Spontaneous celebrations broke out across Chile on Saturday as news of the drilling breakthrough spread, with horns honking in the capital Santiago and flags waved in towns across a country still recovering from the ravages of a massive Feb. 27 earthquake.
The mens’ relatives — who danced, sang, cheered and sobbed when the drill broke through 65 days after the Aug. 5 collapse at the small gold and copper mine in Chile’s far northern Atacama desert — could barely wait.
“I have held back tears until now, but the joy is now too great,” said Cristina Nunez, whose husband Claudio Nunez is among the trapped. “I’m so happy he will be with us by my daughter’s birthday.”
Among the families is weeks-old infant Esperanza, or “Hope,” whose father is trapped miner Ariel Ticona. Ticona’s wife, Elizabeth, named the child after the makeshift camp erected at the mine.
Ticona saw the birth on a video sent down a narrow bore hole that served as an umbilical cord to pass water and food to keep the men alive during the ordeal, and yearns to hold his daughter for the first time.
Once the men are winched to the surface, they will be given -astronaut-style medical checks in a field hospital set up at the mine.
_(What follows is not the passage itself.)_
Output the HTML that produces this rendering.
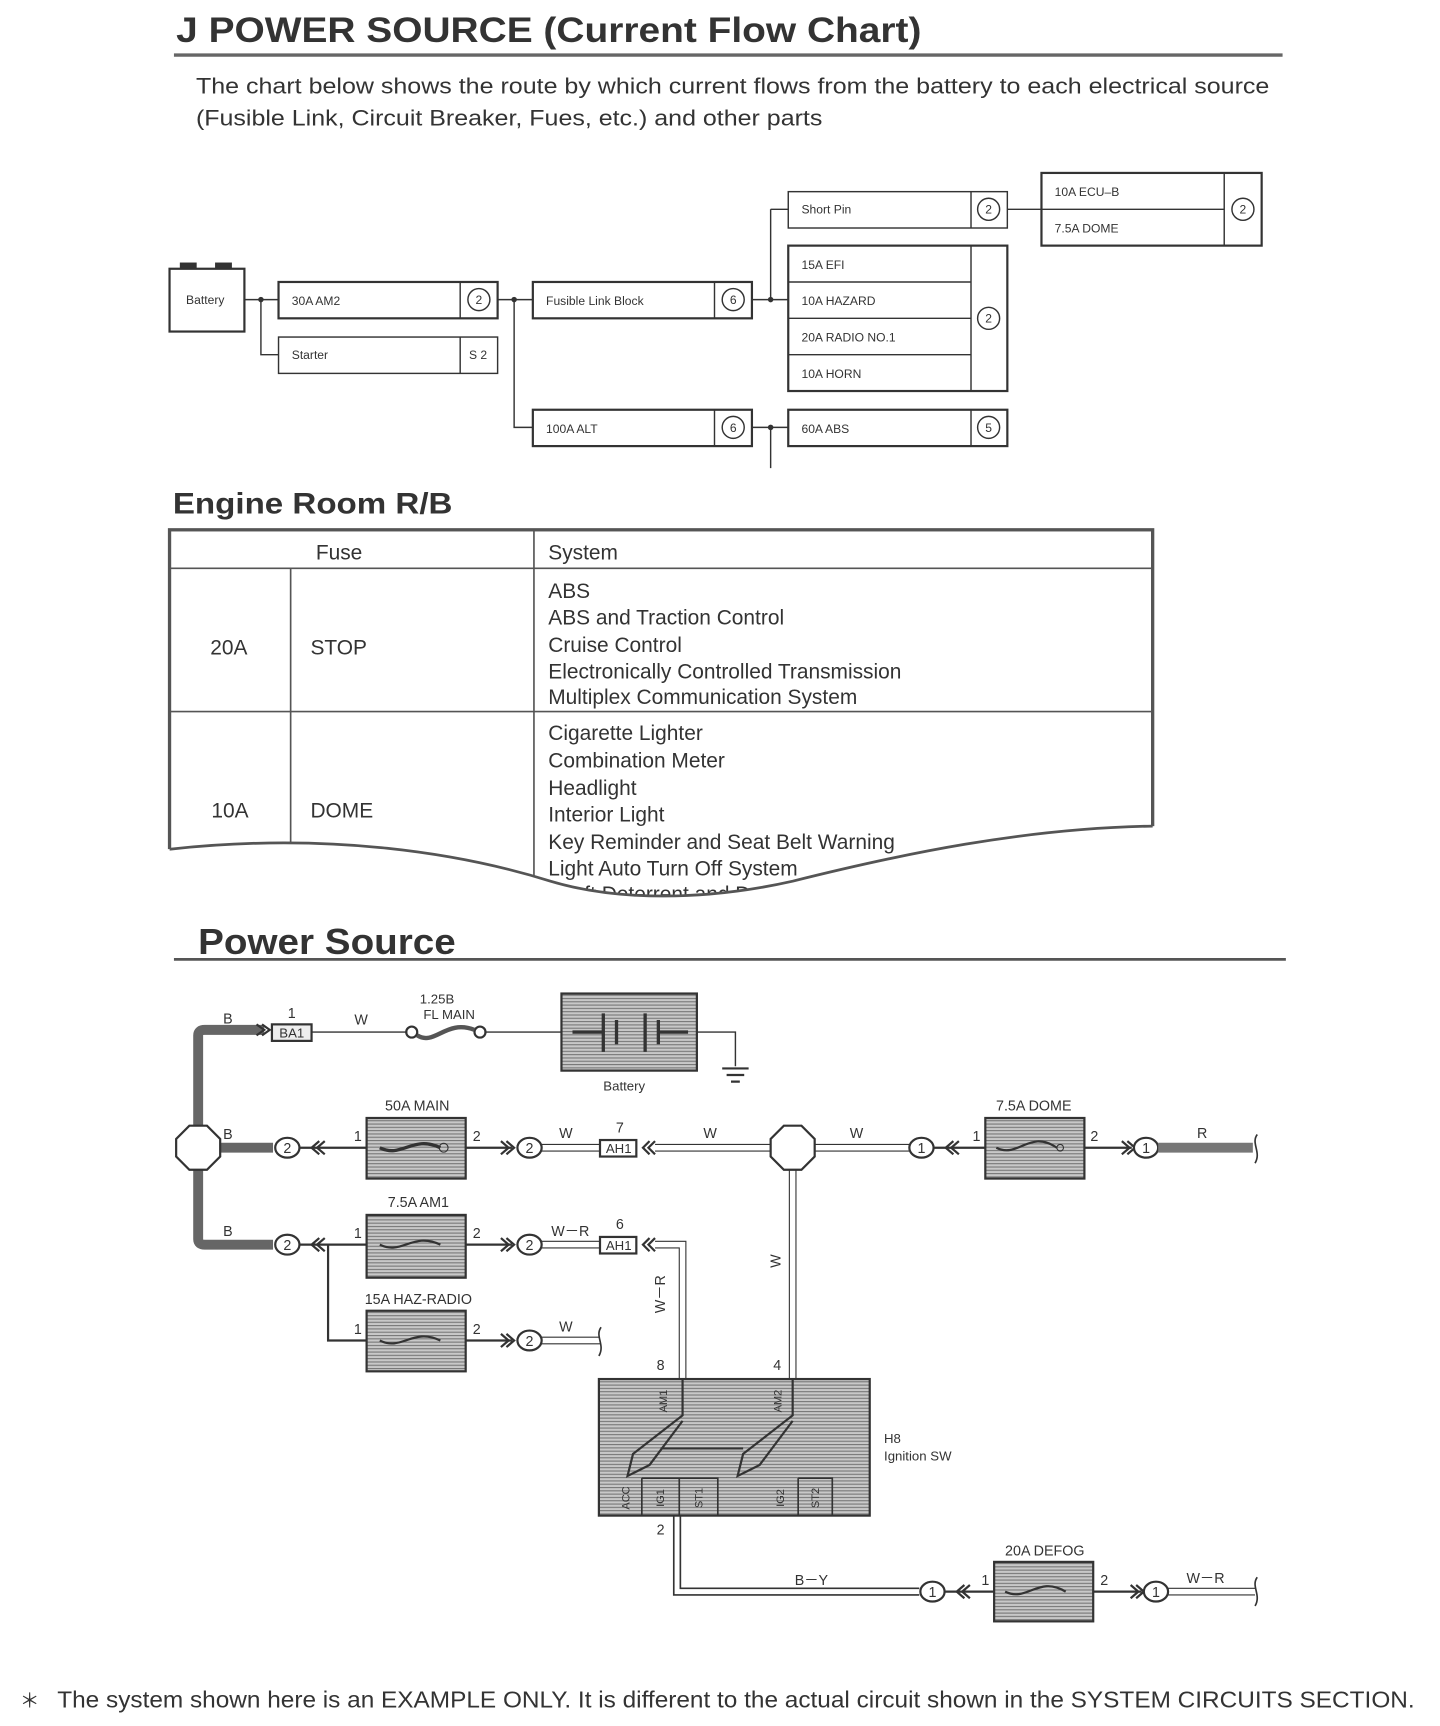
<!DOCTYPE html>
<html><head><meta charset="utf-8"><style>
html,body{margin:0;padding:0;background:#fff}
svg{display:block}
text{font-family:"Liberation Sans",sans-serif;fill:#333}
.s{font-size:11px}
.m{font-size:13px}
</style></head><body>
<svg width="1440" height="1726" viewBox="0 0 1308 1567" preserveAspectRatio="none" xmlns="http://www.w3.org/2000/svg">
<defs>
<pattern id="h" width="3" height="3" patternUnits="userSpaceOnUse"><rect width="3" height="3" fill="#c8c8c8"/><rect width="3" height="1" fill="#777"/></pattern>
</defs>
<!-- title -->
<text x="160" y="38" font-size="32" font-weight="bold" fill="#222" textLength="677" lengthAdjust="spacingAndGlyphs">J POWER SOURCE (Current Flow Chart)</text>
<line x1="158" y1="50" x2="1165" y2="50" stroke="#666" stroke-width="3"/>
<text x="178" y="85" font-size="20" textLength="975" lengthAdjust="spacingAndGlyphs">The chart below shows the route by which current flows from the battery to each electrical source</text>
<text x="178" y="114" font-size="20" textLength="569" lengthAdjust="spacingAndGlyphs">(Fusible Link, Circuit Breaker, Fues, etc.) and other parts</text>

<!-- flow chart -->
<g fill="none" stroke="#333" stroke-width="1.3">
<rect x="154" y="244" width="68" height="57" stroke-width="2"/>
<rect x="164" y="239" width="14" height="5" fill="#333"/><rect x="196" y="239" width="14" height="5" fill="#333"/>
<path d="M222 272H253M237 272V322H253M452 272H484M467 272V388H484M683 272H716M700 190V272M700 190H716M915 190H946M683 388H716M700 388V425"/>
<rect x="253" y="256" width="199" height="33" stroke-width="2"/><line x1="418" y1="256" x2="418" y2="289"/>
<rect x="253" y="306" width="199" height="33"/><line x1="418" y1="306" x2="418" y2="339"/>
<rect x="484" y="256" width="199" height="33" stroke-width="2"/><line x1="649" y1="256" x2="649" y2="289"/>
<rect x="484" y="372" width="199" height="33" stroke-width="2"/><line x1="649" y1="372" x2="649" y2="405"/>
<rect x="716" y="174" width="199" height="33"/><line x1="882" y1="174" x2="882" y2="207"/>
<rect x="946" y="157" width="200" height="66" stroke-width="2"/><line x1="1112" y1="157" x2="1112" y2="223"/><line x1="946" y1="190" x2="1112" y2="190"/>
<rect x="716" y="223" width="199" height="132" stroke-width="2"/><line x1="882" y1="223" x2="882" y2="355"/>
<path d="M716 256H882M716 289H882M716 322H882"/>
<rect x="716" y="372" width="199" height="33" stroke-width="2"/><line x1="882" y1="372" x2="882" y2="405"/>
<circle cx="435" cy="272" r="10"/><circle cx="666" cy="272" r="10"/><circle cx="666" cy="388" r="10"/>
<circle cx="898" cy="190" r="10"/><circle cx="1129" cy="190" r="10"/><circle cx="898" cy="289" r="10"/><circle cx="898" cy="388" r="10"/>
</g>
<g fill="#333"><circle cx="237" cy="272" r="2.5"/><circle cx="467" cy="272" r="2.5"/><circle cx="700" cy="272" r="2.5"/><circle cx="700" cy="388" r="2.5"/></g>
<g class="s">
<text x="169" y="276">Battery</text><text x="265" y="277">30A AM2</text><text x="265" y="326">Starter</text><text x="426" y="326">S 2</text>
<text x="496" y="277">Fusible Link Block</text><text x="496" y="393">100A ALT</text>
<text x="728" y="194">Short Pin</text><text x="958" y="178">10A ECU–B</text><text x="958" y="211">7.5A DOME</text>
<text x="728" y="244">15A EFI</text><text x="728" y="277">10A HAZARD</text><text x="728" y="310">20A RADIO NO.1</text><text x="728" y="343">10A HORN</text>
<text x="728" y="393">60A ABS</text>
</g>
<g class="s" text-anchor="middle"><text x="435" y="276">2</text><text x="666" y="276">6</text><text x="666" y="392">6</text><text x="898" y="194">2</text><text x="1129" y="194">2</text><text x="898" y="293">2</text><text x="898" y="392">5</text></g>

<!-- Engine room table -->
<text x="157" y="466" font-size="27" font-weight="bold" fill="#333" textLength="254" lengthAdjust="spacingAndGlyphs">Engine Room R/B</text>
<g fill="none" stroke="#555" stroke-width="1.5">
<rect x="154" y="481" width="893" height="340" stroke-width="3"/>
<path d="M154 516H1047M154 646H1047M264 516V800M485 481V800"/>
</g>
<g font-size="19">
<text x="308" y="508" text-anchor="middle">Fuse</text><text x="498" y="508">System</text>
<text x="191" y="594">20A</text><text x="282" y="594">STOP</text>
<text x="498" y="543">ABS</text><text x="498" y="567">ABS and Traction Control</text><text x="498" y="592">Cruise Control</text>
<text x="498" y="616">Electronically Controlled Transmission</text><text x="498" y="639">Multiplex Communication System</text>
<text x="192" y="742">10A</text><text x="282" y="742">DOME</text>
<text x="498" y="672">Cigarette Lighter</text><text x="498" y="697">Combination Meter</text><text x="498" y="722">Headlight</text>
<text x="498" y="746">Interior Light</text><text x="498" y="771">Key Reminder and Seat Belt Warning</text><text x="498" y="795">Light Auto Turn Off System</text>
<text x="498" y="818">Theft Deterrent and Door Lock</text>
</g>
<path d="M152 771 C300 755 420 775 500 800 C560 818 640 818 720 800 C820 775 930 752 1049 750 V850 H152Z" fill="#fff"/>
<path d="M154 771 C300 755 420 775 500 800 C560 818 640 818 720 800 C820 775 930 752 1047 750" fill="none" stroke="#555" stroke-width="2.5"/>

<!-- Power Source -->
<text x="180" y="866" font-size="33" font-weight="bold" fill="#333" textLength="234" lengthAdjust="spacingAndGlyphs">Power Source</text>
<line x1="158" y1="871" x2="1168" y2="871" stroke="#555" stroke-width="2.5"/>

<g fill="none" stroke="#333">
<path d="M180 1022V940Q180 935 186 935H240M180 1062V1125Q180 1130 186 1130H248M200 1042H248" stroke="#666" stroke-width="9"/>
<path d="M233 930L240 935L233 940M238 930L245 935L238 940" stroke-width="2"/>
<polygon points="172,1022 188,1022 200,1034 200,1050 188,1062 172,1062 160,1050 160,1034" fill="#fff" stroke-width="2"/>
<rect x="247" y="930" width="36" height="15" fill="#eee" stroke-width="2"/>
<path d="M283 937H370M440 937H510M633 937H668V968" stroke-width="1.3"/>
<circle cx="374" cy="937" r="5" stroke-width="2"/><circle cx="436" cy="937" r="5" stroke-width="2"/>
<path d="M379 940C395 950 405 925 431 935" stroke-width="4" stroke="#555"/>
<rect x="510" y="902" width="123" height="70" fill="url(#h)" stroke-width="2"/>
<path d="M548 920V955M560 926V948M586 920V955M598 926V948M520 937H548M598 937H625" stroke-width="3"/>
<path d="M656 970H680M660 976H676M664 982H672" stroke-width="2"/>
<ellipse cx="261" cy="1042" rx="11" ry="9" fill="#fff" stroke-width="2"/>
<path d="M290 1036L283 1042L290 1048M295 1036L288 1042L295 1048" stroke-width="2"/>
<path d="M272 1042H333M423 1042H465" stroke-width="2"/>
<rect x="333" y="1015" width="90" height="55" fill="url(#h)" stroke-width="2"/>
<path d="M345 1042C365 1052 375 1030 400 1042" stroke-width="3"/><circle cx="403" cy="1042" r="4"/>
<path d="M455 1036L462 1042L455 1048M460 1036L467 1042L460 1048" stroke-width="2"/>
<ellipse cx="481" cy="1042" rx="11" ry="9" fill="#fff" stroke-width="2"/>
<path d="M492 1039H545M492 1045H545M595 1039H702M595 1045H702M738 1039H826M738 1045H826" stroke-width="1"/>
<rect x="545" y="1035" width="33" height="15" fill="#fff" stroke-width="2"/>
<path d="M590 1036L584 1042L590 1048M595 1036L589 1042L595 1048" stroke-width="2"/>
<polygon points="712,1022 728,1022 740,1034 740,1050 728,1062 712,1062 700,1050 700,1034" fill="#fff" stroke-width="2"/>
<path d="M717 1062V1252M723 1062V1252" stroke-width="1"/>
<ellipse cx="837" cy="1042" rx="11" ry="9" fill="#fff" stroke-width="2"/>
<path d="M866 1036L859 1042L866 1048M871 1036L864 1042L871 1048" stroke-width="2"/>
<path d="M848 1042H895M985 1042H1028" stroke-width="2"/>
<rect x="895" y="1015" width="90" height="55" fill="url(#h)" stroke-width="2"/>
<path d="M905 1042C925 1052 935 1025 960 1042" stroke-width="2"/><circle cx="963" cy="1042" r="3"/>
<path d="M1019 1036L1026 1042L1019 1048M1024 1036L1031 1042L1024 1048" stroke-width="2"/>
<ellipse cx="1041" cy="1042" rx="11" ry="9" fill="#fff" stroke-width="2"/>
<path d="M1052 1042H1138" stroke="#777" stroke-width="9"/>
<path d="M1142 1030C1136 1038 1146 1046 1140 1056" stroke-width="1.5"/>
<ellipse cx="261" cy="1130" rx="11" ry="9" fill="#fff" stroke-width="2"/>
<path d="M290 1124L283 1130L290 1136M295 1124L288 1130L295 1136" stroke-width="2"/>
<path d="M272 1130H333M423 1130H465M298 1130V1217H333M423 1217H465" stroke-width="2"/>
<rect x="333" y="1103" width="90" height="57" fill="url(#h)" stroke-width="2"/>
<rect x="333" y="1190" width="90" height="55" fill="url(#h)" stroke-width="2"/>
<path d="M345 1130C365 1140 375 1118 400 1130M345 1217C365 1227 375 1205 400 1217" stroke-width="2"/>
<path d="M455 1124L462 1130L455 1136M460 1124L467 1130L460 1136M455 1211L462 1217L455 1223M460 1211L467 1217L460 1223" stroke-width="2"/>
<ellipse cx="481" cy="1130" rx="11" ry="9" fill="#fff" stroke-width="2"/>
<ellipse cx="481" cy="1217" rx="11" ry="9" fill="#fff" stroke-width="2"/>
<path d="M492 1127H545M492 1133H545M492 1214H545M492 1220H545M595 1127H623V1252M595 1133H617V1252" stroke-width="1"/>
<path d="M546 1205C540 1213 550 1221 544 1231" stroke-width="1.5"/>
<rect x="545" y="1123" width="33" height="15" fill="#fff" stroke-width="2"/>
<path d="M590 1124L584 1130L590 1136M595 1124L589 1130L595 1136" stroke-width="2"/>
<rect x="544" y="1252" width="246" height="124" fill="url(#h)" stroke-width="2"/>
<path d="M620 1252V1285L575 1320L570 1340L590 1330L620 1290M720 1252V1285L675 1320L670 1340L690 1330L720 1290M600 1315H675" stroke-width="2"/>
<path d="M583 1342V1376M583 1342H652V1376M617 1342V1376M725 1342V1376M725 1342H756V1376" stroke-width="1.5"/>
<path d="M612 1376V1448H835M618 1376V1442H835" stroke-width="1.5"/>
<ellipse cx="847" cy="1445" rx="11" ry="9" fill="#fff" stroke-width="2"/>
<path d="M876 1439L869 1445L876 1451M881 1439L874 1445L881 1451" stroke-width="2"/>
<path d="M858 1445H903M993 1445H1037" stroke-width="2"/>
<rect x="903" y="1418" width="90" height="54" fill="url(#h)" stroke-width="2"/>
<path d="M913 1445C933 1455 943 1430 968 1445" stroke-width="2"/>
<path d="M1027 1439L1034 1445L1027 1451M1032 1439L1039 1445L1032 1451" stroke-width="2"/>
<ellipse cx="1050" cy="1445" rx="11" ry="9" fill="#fff" stroke-width="2"/>
<path d="M1061 1442H1140M1061 1448H1140" stroke-width="1"/>
<path d="M1142 1432C1136 1440 1146 1448 1140 1458" stroke-width="1.5"/>
</g>
<g class="m" text-anchor="middle">
<text x="207" y="929">B</text><text x="265" y="942" font-size="12">BA1</text><text x="265" y="924">1</text><text x="328" y="930">W</text>
<text x="397" y="911" font-size="12">1.25B</text><text x="408" y="925" font-size="12">FL MAIN</text><text x="567" y="990" font-size="12">Battery</text>
<text x="207" y="1034">B</text><text x="261" y="1047">2</text><text x="379" y="1008">50A MAIN</text><text x="325" y="1036">1</text><text x="433" y="1036">2</text>
<text x="481" y="1047">2</text><text x="514" y="1033">W</text><text x="562" y="1047" font-size="12">AH1</text><text x="563" y="1028">7</text><text x="645" y="1033">W</text><text x="778" y="1033">W</text>
<text x="837" y="1047">1</text><text x="939" y="1008">7.5A DOME</text><text x="887" y="1036">1</text><text x="994" y="1036">2</text><text x="1041" y="1047">1</text><text x="1092" y="1033">R</text>
<text x="207" y="1122">B</text><text x="261" y="1135">2</text><text x="380" y="1096">7.5A AM1</text><text x="325" y="1124">1</text><text x="433" y="1124">2</text>
<text x="481" y="1135">2</text><text x="518" y="1122">W－R</text><text x="562" y="1135" font-size="12">AH1</text><text x="563" y="1116">6</text>
<text x="380" y="1184">15A HAZ-RADIO</text><text x="325" y="1211">1</text><text x="433" y="1211">2</text><text x="481" y="1222">2</text><text x="514" y="1209">W</text>
<text x="600" y="1244">8</text><text x="706" y="1244">4</text><text x="600" y="1393">2</text>
<text x="737" y="1439">B－Y</text><text x="847" y="1450">1</text><text x="949" y="1412">20A DEFOG</text><text x="895" y="1439">1</text><text x="1003" y="1439">2</text><text x="1050" y="1450">1</text><text x="1095" y="1437">W－R</text>
</g>
<text class="m" transform="translate(709,1145) rotate(-90)" text-anchor="middle">W</text>
<text class="m" transform="translate(604,1175) rotate(-90)" text-anchor="middle">W－R</text>
<g font-size="10" text-anchor="middle">
<text transform="translate(606,1272) rotate(-90)">AM1</text><text transform="translate(710,1272) rotate(-90)">AM2</text>
<text transform="translate(572,1360) rotate(-90)">ACC</text><text transform="translate(603,1360) rotate(-90)">IG1</text><text transform="translate(638,1360) rotate(-90)">ST1</text>
<text transform="translate(712,1360) rotate(-90)">IG2</text><text transform="translate(744,1360) rotate(-90)">ST2</text>
</g>
<text x="803" y="1310" font-size="12">H8</text><text x="803" y="1326" font-size="12">Ignition SW</text>

<text x="18" y="1550" font-size="18">＊</text>
<text x="52" y="1550" font-size="21" textLength="1233" lengthAdjust="spacingAndGlyphs">The system shown here is an EXAMPLE ONLY. It is different to the actual circuit shown in the SYSTEM CIRCUITS SECTION.</text>
</svg>
</body></html>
They will then be able to spend some time with their families, before being flown by helicopter to nearby Copiapo to be stabilized at another hospital.
After spending so long below ground in a humid, dimly lit tunnel, their eyesight will need time to adjust.
“They will come to the surface with their eyes closed and will immediately put on dark glasses which will protect them from the light,” Chilean Health Minister Jaime Manalich said. “They will keep them on night and day ... until they get used to natural light.”
The miners are in remarkably good health, although some have developed skin infections.
The government brought in a team of experts from the US NASA space agency to help keep the men mentally and physically fit during the protracted rescue operation. The men had lost an estimated 10kg each in the 17 days before they were found.
For two months the miners have endured 90 percent humidity and intermittent supplies of food and water, while having to clear part of the mine shaft to ensure their imminent rescue runs as smoothly as possible.
In terms of physical health, the men have done well, taking part in an exercise regime designed to improve their fitness in preparation for the grueling one-hour trip that each one will soon take back to the surface.
However, their mental health is a different issue. Doctors have warned that depression is a serious risk in the wake of the long period of isolation and constant darkness that the men have been through. Extended periods of darkness interrupt the circadian rhythm, the day-night cycle that controls human body clocks. As a result, the miners may experience intense fatigue similar to that felt by travelers suffering from jet lag.